Kelsey Hodges

Personal information
- Date of birth: November 5, 1991 (age 33)
- Place of birth: Denton, Texas, United States
- Height: 1.70 m (5 ft 7 in)
- Position(s): Defender

College career
- Years: Team / Apps / (Gls)
- 2010–2013: North Texas Mean Green / 85 / (32)

Senior career*
- Years: Team / Apps / (Gls)
- 2014: Seattle Sounders Women
- 2015: Rävåsens IK / 19 / (3)
- 2016: Alamein FC
- 2017–2019: Celtic

= Kelsey Hodges =

American soccer player (born 1991)

Kelsey Hodges (born November 5, 1991) is an American former women's soccer player who played for Celtic.

==Early life and education==
Hodges was born in Denton, Texas, on November 5, 1991, to Kevin and Ann Hodges. She began playing soccer when she was five years old.

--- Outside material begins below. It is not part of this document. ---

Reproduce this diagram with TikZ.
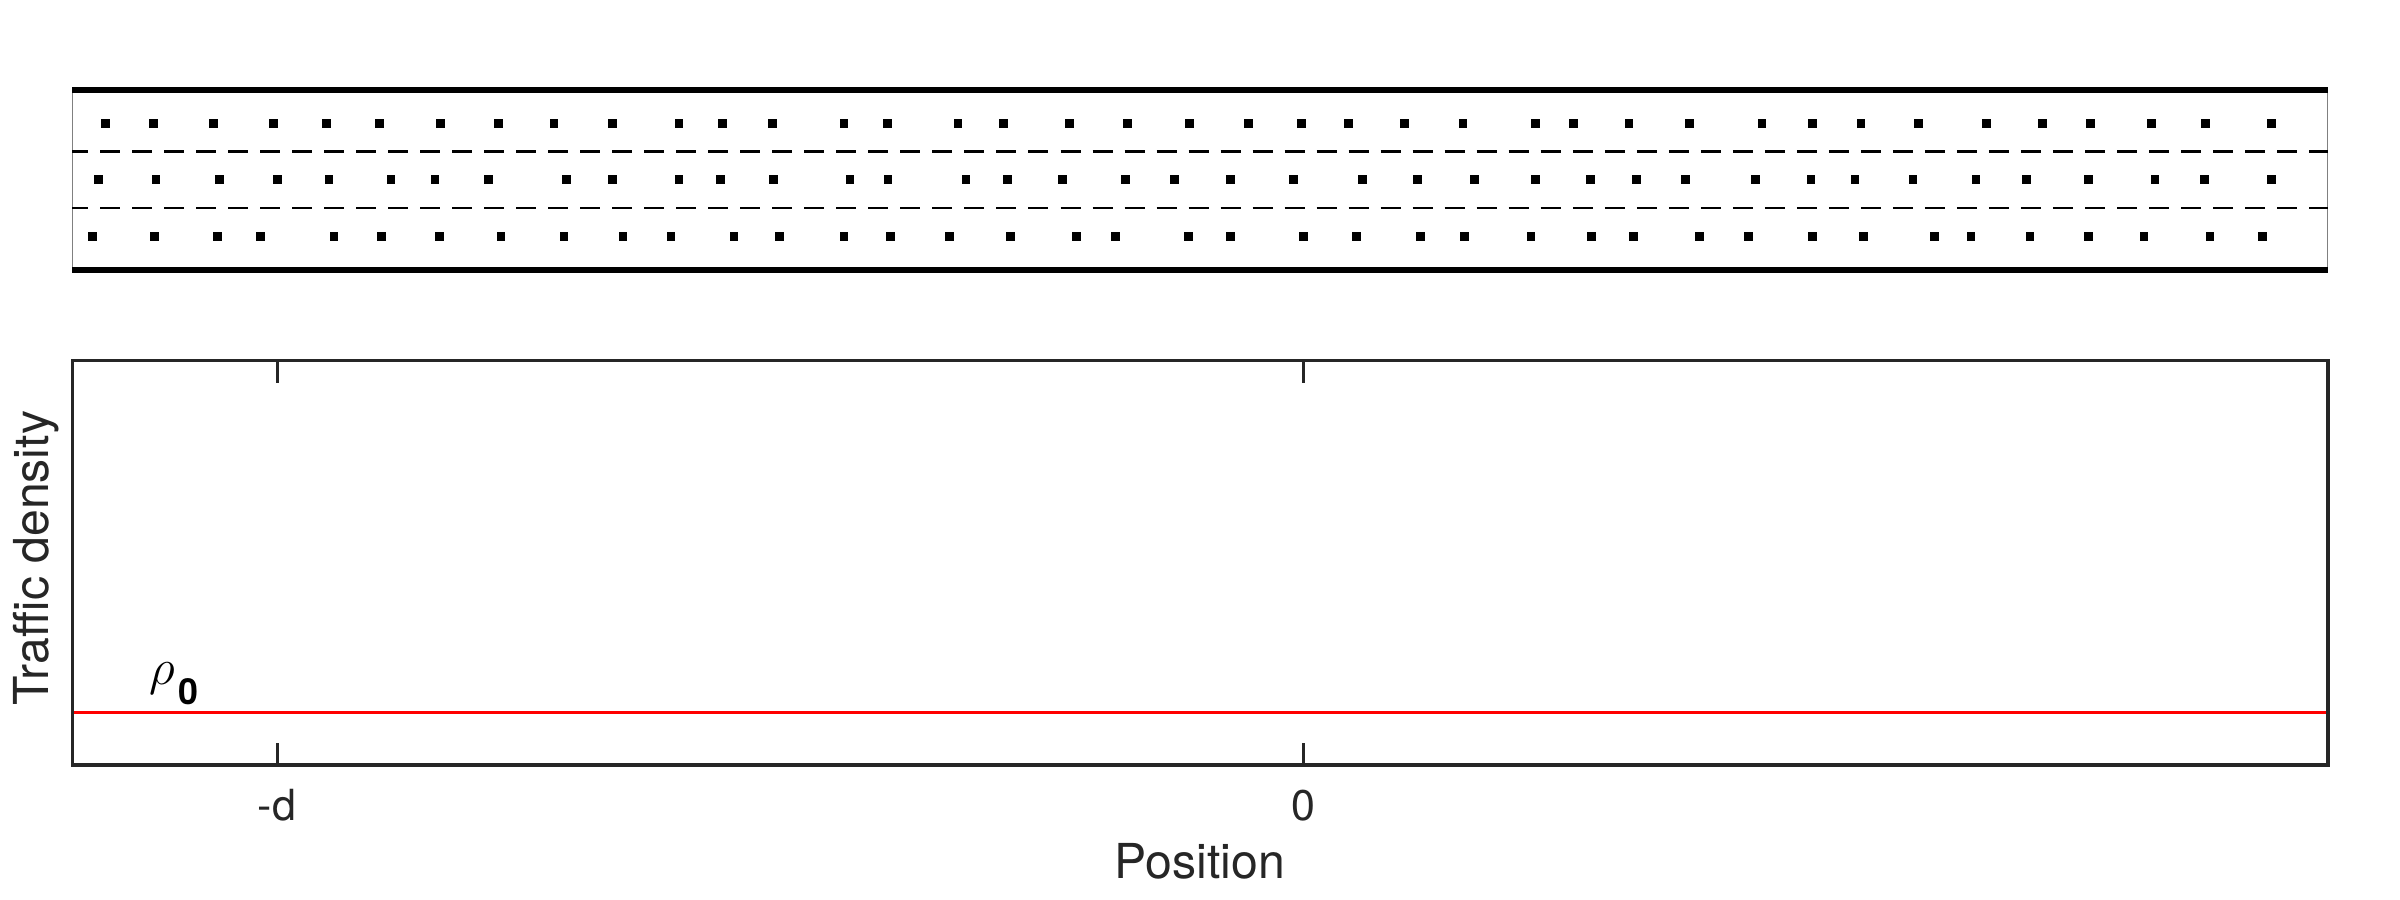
\documentclass[tikz,border=0pt]{standalone}
\usepackage{fontspec}
\setmainfont{TeX Gyre Heros}
\setsansfont{TeX Gyre Heros}
\definecolor{axiscol}{RGB}{38,38,38}
\begin{document}
\begin{tikzpicture}[x=0.01cm,y=-0.01cm,
  curb/.style={line width=1.62pt, black},
  laneline/.style={line width=0.57pt, black, dash pattern=on 5.69pt off 3.414pt, dash phase=1.22pt},
  roadend/.style={line width=0.3pt, black!50},
  car/.style={fill=black},
  axisline/.style={line width=0.98pt, draw=axiscol},
  tickmark/.style={line width=0.98pt, draw=axiscol},
  ticklab/.style={text=axiscol, font=\fontsize{12.2}{14}\selectfont, inner sep=0, anchor=base},
  axlabel/.style={text=axiscol, font=\fontsize{13.7}{16}\selectfont, inner sep=0, anchor=base},
  densline/.style={line width=1.0pt, draw=red}]
\useasboundingbox (0,0) rectangle (2400,900);

% ---------------- road ----------------
\coordinate (rNW) at (72.3,90);
\coordinate (rNE) at (2328,90);
\coordinate (rSW) at (72.3,270);
\coordinate (rSE) at (2328,270);
\coordinate (l1W) at (72.3,151.5);
\coordinate (l1E) at (2328,151.5);
\coordinate (l2W) at (72.3,208);
\coordinate (l2E) at (2328,208);
\draw[roadend] (72.6,90) -- (72.6,270);
\draw[roadend] (2327.6,90) -- (2327.6,270);
\draw[laneline] (l1W) -- (l1E);
\draw[laneline] (l2W) -- (l2E);
\draw[curb] (rNW) -- (rNE);
\draw[curb] (rSW) -- (rSE);

% cars, top lane
\foreach \x in {105.3,153.3,213.5,273.5,326.4,379.5,440.5,498.5,554.2,612.5,679.1,722.4,772.5,844.1,887.3,958.1,1003.5,1069.4,1127.5,1189.4,1248.4,1301.5,1348.3,1404.3,1463.2,1535.4,1573.3,1629.2,1689.7,1761.9,1812.4,1861.2,1918.3,1986.4,2042.3,2090.3,2151.5,2205.4,2271.5}
  \fill[car] (\x-4.25,123.3-4.25) rectangle ++(8.5,8.5);
% cars, middle lane
\foreach \x in {98.3,156.2,219.3,277.4,329.2,391.2,435.2,488.3,566.4,612.5,679.1,720.5,773.6,850.2,888.1,965.8,1007.4,1062.5,1125.4,1174.3,1230.4,1293.5,1362.4,1417.5,1474.3,1535.4,1590.5,1636.5,1685.5,1755.4,1811.1,1854.9,1913.2,1976.2,2026.3,2088.4,2155.2,2204.3,2271.5}
  \fill[car] (\x-4.25,179.3-4.25) rectangle ++(8.5,8.5);
% cars, bottom lane
\foreach \x in {92.3,154.5,217.4,260.3,334.2,381.4,439.3,501.2,564.1,623.2,671.1,734.2,779.4,844.1,890.4,949.3,1010.3,1076.3,1115.4,1188.3,1230.4,1303.4,1356.3,1420.3,1464.5,1531.2,1591.3,1633.4,1699.6,1748.5,1812.4,1863.3,1934.3,1971.2,2030.2,2088.4,2144.2,2210.2,2262.3}
  \fill[car] (\x-4.25,236.3-4.25) rectangle ++(8.5,8.5);

% ---------------- density plot ----------------
\coordinate (aNW) at (72.3,360.7);
\coordinate (aSE) at (2328,765);
\coordinate (rhoW) at (72.3,712.7);
\coordinate (rhoE) at (2328,712.7);
\coordinate (tdB) at (277.3,765);
\coordinate (tdT) at (277.3,360.7);
\coordinate (tzB) at (1303.3,765);
\coordinate (tzT) at (1303.3,360.7);

\draw[densline] (rhoW) -- (rhoE);
\draw[axisline] (aNW) rectangle (aSE);
\draw[tickmark] (tdB) -- ++(0,-22.5);
\draw[tickmark] (tdT) -- ++(0,22.5);
\draw[tickmark] (tzB) -- ++(0,-22.5);
\draw[tickmark] (tzT) -- ++(0,22.5);

\node[ticklab] (labd) at (277,820) {-d};
\node[ticklab] (lab0) at (1303.3,820) {0};
\node[axlabel] (xlab) at (1200,878.3) {Position};
\node[axlabel, rotate=90] (ylab) at (48.3,558) {Traffic density};

\node[inner sep=0, anchor=base west] (rho) at (149,684) {\fontsize{14}{14}\selectfont$\rho$};
\node[inner sep=0, anchor=base west] (rhosub) at (178,704) {\fontsize{10.2}{11}\selectfont\bfseries 0};
\end{tikzpicture}
\end{document}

Hodges attended John H. Guyer High School, where she played on the varsity team all four years. In addition to soccer, she also lettered in basketball and track, where she set a school record for long jump. She later received a bachelor's in business marketing from the University of North Texas.

==Career==
From ages 12 to 15, Hodges participated in the United States' Olympic Development Programme; she later played for the Texas state team.

While attending University of North Texas, she played for the university's women's soccer team. She was a member of the All-Sun Belt First Team twice (2011, 2012), as well as a member of the First-Team All-C-USA (2013). In 2013, she was named the C-USA Defensive Player of the Year.

Hodges made her semi-professional debut in 2014 playing for Seattle Sounders Women, after which she played a year each for Rävåsens IK and Alamein FC.

she played semi-professionally for Women before moving to Sweden to Ravasens IK, followed by a stint in Australia with Alamein FC in Victoria.

In 2017, Hodges signed a long-term contract to play with Celtic F.C. Women.